┌────────

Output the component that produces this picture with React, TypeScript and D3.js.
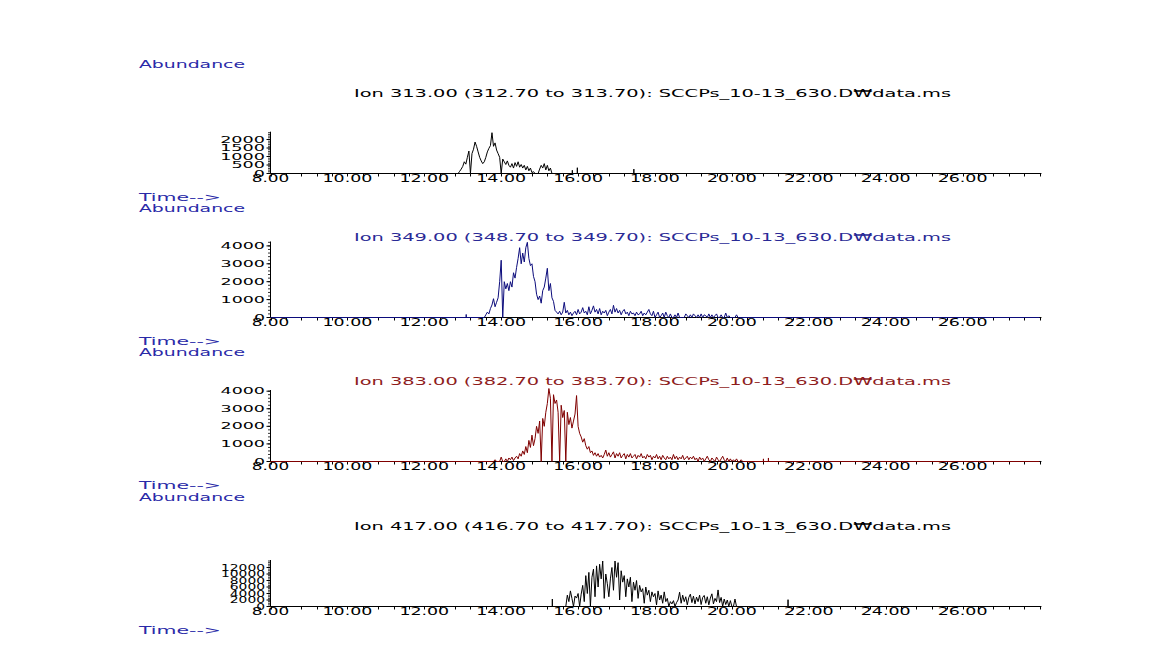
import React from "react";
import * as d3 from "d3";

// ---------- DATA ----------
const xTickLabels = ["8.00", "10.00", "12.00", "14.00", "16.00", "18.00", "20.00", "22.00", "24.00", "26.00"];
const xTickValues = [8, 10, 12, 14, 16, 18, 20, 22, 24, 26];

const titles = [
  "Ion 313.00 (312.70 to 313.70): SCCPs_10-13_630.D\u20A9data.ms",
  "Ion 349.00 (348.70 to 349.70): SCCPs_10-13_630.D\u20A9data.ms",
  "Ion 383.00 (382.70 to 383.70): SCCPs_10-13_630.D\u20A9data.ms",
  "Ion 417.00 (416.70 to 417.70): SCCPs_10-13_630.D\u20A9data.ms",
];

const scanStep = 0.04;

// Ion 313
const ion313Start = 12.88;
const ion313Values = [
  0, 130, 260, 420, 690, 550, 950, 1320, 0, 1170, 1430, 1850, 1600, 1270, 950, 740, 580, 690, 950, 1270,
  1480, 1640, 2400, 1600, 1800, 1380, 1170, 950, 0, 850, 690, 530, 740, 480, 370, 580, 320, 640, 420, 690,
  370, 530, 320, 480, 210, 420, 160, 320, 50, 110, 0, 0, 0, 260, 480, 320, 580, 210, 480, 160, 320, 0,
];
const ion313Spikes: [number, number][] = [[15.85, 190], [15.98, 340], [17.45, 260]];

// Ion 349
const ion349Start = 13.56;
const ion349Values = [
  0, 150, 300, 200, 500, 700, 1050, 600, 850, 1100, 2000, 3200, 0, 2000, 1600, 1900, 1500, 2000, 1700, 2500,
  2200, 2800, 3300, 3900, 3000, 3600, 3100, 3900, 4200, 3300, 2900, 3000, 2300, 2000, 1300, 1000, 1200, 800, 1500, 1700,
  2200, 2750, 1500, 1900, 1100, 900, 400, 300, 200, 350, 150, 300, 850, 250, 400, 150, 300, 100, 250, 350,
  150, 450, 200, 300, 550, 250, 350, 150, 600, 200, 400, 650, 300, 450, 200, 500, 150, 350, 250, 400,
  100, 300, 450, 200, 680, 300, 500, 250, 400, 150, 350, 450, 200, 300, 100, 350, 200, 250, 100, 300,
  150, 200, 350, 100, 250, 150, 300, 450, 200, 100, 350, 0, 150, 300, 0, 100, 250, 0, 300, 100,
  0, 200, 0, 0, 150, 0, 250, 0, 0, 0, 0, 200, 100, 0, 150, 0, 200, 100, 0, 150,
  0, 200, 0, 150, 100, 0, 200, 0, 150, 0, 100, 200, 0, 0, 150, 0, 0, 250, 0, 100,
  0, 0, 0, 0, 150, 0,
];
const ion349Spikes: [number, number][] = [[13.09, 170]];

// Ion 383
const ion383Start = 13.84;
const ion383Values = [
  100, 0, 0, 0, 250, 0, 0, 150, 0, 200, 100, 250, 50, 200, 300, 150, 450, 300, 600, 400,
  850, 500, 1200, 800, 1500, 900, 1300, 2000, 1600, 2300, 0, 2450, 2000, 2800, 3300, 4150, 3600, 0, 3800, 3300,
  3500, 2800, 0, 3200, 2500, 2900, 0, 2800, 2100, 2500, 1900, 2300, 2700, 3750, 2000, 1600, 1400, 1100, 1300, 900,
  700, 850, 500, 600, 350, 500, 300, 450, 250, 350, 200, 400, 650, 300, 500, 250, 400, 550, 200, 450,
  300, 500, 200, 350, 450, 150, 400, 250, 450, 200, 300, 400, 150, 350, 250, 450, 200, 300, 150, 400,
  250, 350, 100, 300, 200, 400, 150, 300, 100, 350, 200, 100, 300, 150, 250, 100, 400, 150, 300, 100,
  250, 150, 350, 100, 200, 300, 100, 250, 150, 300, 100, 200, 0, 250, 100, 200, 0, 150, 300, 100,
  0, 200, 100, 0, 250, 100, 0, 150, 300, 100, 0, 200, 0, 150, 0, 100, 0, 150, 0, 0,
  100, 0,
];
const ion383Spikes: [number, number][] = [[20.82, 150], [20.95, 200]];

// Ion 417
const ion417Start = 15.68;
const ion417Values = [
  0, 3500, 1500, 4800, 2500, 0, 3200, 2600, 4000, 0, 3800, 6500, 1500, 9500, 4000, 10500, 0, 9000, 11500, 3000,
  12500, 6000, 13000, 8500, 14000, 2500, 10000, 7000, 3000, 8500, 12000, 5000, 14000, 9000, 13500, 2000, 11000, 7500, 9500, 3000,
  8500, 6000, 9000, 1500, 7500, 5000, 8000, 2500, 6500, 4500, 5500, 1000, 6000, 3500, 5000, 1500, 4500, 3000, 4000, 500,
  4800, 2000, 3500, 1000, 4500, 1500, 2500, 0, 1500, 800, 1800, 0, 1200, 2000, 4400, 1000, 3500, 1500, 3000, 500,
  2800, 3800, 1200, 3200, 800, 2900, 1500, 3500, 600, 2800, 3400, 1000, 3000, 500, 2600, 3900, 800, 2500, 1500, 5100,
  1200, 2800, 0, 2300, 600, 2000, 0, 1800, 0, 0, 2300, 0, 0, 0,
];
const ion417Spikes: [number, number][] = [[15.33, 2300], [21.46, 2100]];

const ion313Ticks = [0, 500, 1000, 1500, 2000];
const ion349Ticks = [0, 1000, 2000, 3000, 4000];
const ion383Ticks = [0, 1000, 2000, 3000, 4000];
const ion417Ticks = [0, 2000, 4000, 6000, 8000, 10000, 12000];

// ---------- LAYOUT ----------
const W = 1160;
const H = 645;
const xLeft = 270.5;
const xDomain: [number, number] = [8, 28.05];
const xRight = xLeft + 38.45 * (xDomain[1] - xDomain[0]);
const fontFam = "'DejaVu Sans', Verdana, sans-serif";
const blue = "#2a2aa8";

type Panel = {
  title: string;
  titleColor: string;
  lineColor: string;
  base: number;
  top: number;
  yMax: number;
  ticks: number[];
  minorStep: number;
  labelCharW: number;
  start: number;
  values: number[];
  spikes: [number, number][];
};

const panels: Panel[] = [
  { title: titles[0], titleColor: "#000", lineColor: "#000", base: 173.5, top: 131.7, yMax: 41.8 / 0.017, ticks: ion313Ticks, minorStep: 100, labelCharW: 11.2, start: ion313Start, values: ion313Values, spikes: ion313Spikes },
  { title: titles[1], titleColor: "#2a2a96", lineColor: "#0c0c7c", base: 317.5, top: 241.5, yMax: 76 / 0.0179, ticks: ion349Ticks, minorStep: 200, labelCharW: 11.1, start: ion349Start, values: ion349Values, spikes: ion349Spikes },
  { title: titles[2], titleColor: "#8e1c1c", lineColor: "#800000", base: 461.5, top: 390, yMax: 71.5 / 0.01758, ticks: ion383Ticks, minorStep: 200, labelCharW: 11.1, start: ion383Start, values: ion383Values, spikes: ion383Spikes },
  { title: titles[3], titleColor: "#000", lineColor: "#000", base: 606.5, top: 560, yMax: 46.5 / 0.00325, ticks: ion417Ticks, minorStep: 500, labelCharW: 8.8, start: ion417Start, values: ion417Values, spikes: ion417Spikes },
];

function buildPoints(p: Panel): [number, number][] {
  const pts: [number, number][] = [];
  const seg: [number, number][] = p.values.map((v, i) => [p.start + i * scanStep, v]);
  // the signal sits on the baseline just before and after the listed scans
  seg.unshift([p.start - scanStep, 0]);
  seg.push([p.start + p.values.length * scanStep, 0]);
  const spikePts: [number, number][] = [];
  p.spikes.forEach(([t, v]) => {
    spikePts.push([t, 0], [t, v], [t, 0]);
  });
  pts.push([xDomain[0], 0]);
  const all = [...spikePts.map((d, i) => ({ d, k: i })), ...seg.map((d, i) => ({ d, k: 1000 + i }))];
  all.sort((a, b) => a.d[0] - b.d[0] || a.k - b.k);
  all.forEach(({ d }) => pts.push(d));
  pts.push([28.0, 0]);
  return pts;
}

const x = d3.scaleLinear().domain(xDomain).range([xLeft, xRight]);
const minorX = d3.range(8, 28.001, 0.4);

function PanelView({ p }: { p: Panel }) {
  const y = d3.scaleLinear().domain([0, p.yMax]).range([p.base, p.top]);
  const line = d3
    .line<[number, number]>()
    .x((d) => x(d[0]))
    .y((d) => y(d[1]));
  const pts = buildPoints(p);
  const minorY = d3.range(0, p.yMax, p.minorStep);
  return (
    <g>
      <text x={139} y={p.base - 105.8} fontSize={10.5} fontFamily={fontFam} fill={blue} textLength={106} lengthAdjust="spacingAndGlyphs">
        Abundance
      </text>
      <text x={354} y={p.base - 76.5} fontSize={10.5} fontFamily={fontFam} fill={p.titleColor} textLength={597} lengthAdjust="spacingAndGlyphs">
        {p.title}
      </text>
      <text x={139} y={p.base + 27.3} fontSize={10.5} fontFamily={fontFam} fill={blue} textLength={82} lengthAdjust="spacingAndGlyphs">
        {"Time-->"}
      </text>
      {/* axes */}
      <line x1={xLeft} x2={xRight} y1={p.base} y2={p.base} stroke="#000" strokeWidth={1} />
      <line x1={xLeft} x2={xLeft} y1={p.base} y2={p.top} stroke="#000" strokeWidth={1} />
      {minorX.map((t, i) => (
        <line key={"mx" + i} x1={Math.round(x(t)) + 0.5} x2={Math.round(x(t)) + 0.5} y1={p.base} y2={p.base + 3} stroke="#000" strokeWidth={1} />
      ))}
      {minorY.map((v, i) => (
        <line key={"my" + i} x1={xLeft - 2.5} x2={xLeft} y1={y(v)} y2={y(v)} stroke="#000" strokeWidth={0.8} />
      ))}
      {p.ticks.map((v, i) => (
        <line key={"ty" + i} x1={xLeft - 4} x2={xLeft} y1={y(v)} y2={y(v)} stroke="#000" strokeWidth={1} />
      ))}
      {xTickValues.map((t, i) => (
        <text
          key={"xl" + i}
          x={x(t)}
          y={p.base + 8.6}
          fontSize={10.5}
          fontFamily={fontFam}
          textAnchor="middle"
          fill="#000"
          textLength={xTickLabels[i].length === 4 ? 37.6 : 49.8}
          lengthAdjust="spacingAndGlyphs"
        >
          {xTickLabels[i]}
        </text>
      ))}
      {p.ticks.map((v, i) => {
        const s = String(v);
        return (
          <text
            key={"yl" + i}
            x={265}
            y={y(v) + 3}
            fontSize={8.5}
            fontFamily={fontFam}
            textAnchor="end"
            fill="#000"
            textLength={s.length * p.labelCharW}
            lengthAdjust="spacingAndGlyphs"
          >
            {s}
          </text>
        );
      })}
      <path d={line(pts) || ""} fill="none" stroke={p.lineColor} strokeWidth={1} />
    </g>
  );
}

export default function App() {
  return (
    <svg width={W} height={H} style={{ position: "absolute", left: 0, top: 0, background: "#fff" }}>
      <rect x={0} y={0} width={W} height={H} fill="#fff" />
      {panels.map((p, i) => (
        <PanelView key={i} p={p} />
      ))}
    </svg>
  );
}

└────────

• [What you have to do]:
Restate the material word for word from its first line through the line containing "const scanStep = 0.04;", both included; the pictures do not belong in it.

• [Task answer]:
Output the component that produces this picture with React, TypeScript and D3.js.
import React from "react";
import * as d3 from "d3";

// ---------- DATA ----------
const xTickLabels = ["8.00", "10.00", "12.00", "14.00", "16.00", "18.00", "20.00", "22.00", "24.00", "26.00"];
const xTickValues = [8, 10, 12, 14, 16, 18, 20, 22, 24, 26];

const titles = [
  "Ion 313.00 (312.70 to 313.70): SCCPs_10-13_630.D\u20A9data.ms",
  "Ion 349.00 (348.70 to 349.70): SCCPs_10-13_630.D\u20A9data.ms",
  "Ion 383.00 (382.70 to 383.70): SCCPs_10-13_630.D\u20A9data.ms",
  "Ion 417.00 (416.70 to 417.70): SCCPs_10-13_630.D\u20A9data.ms",
];

const scanStep = 0.04;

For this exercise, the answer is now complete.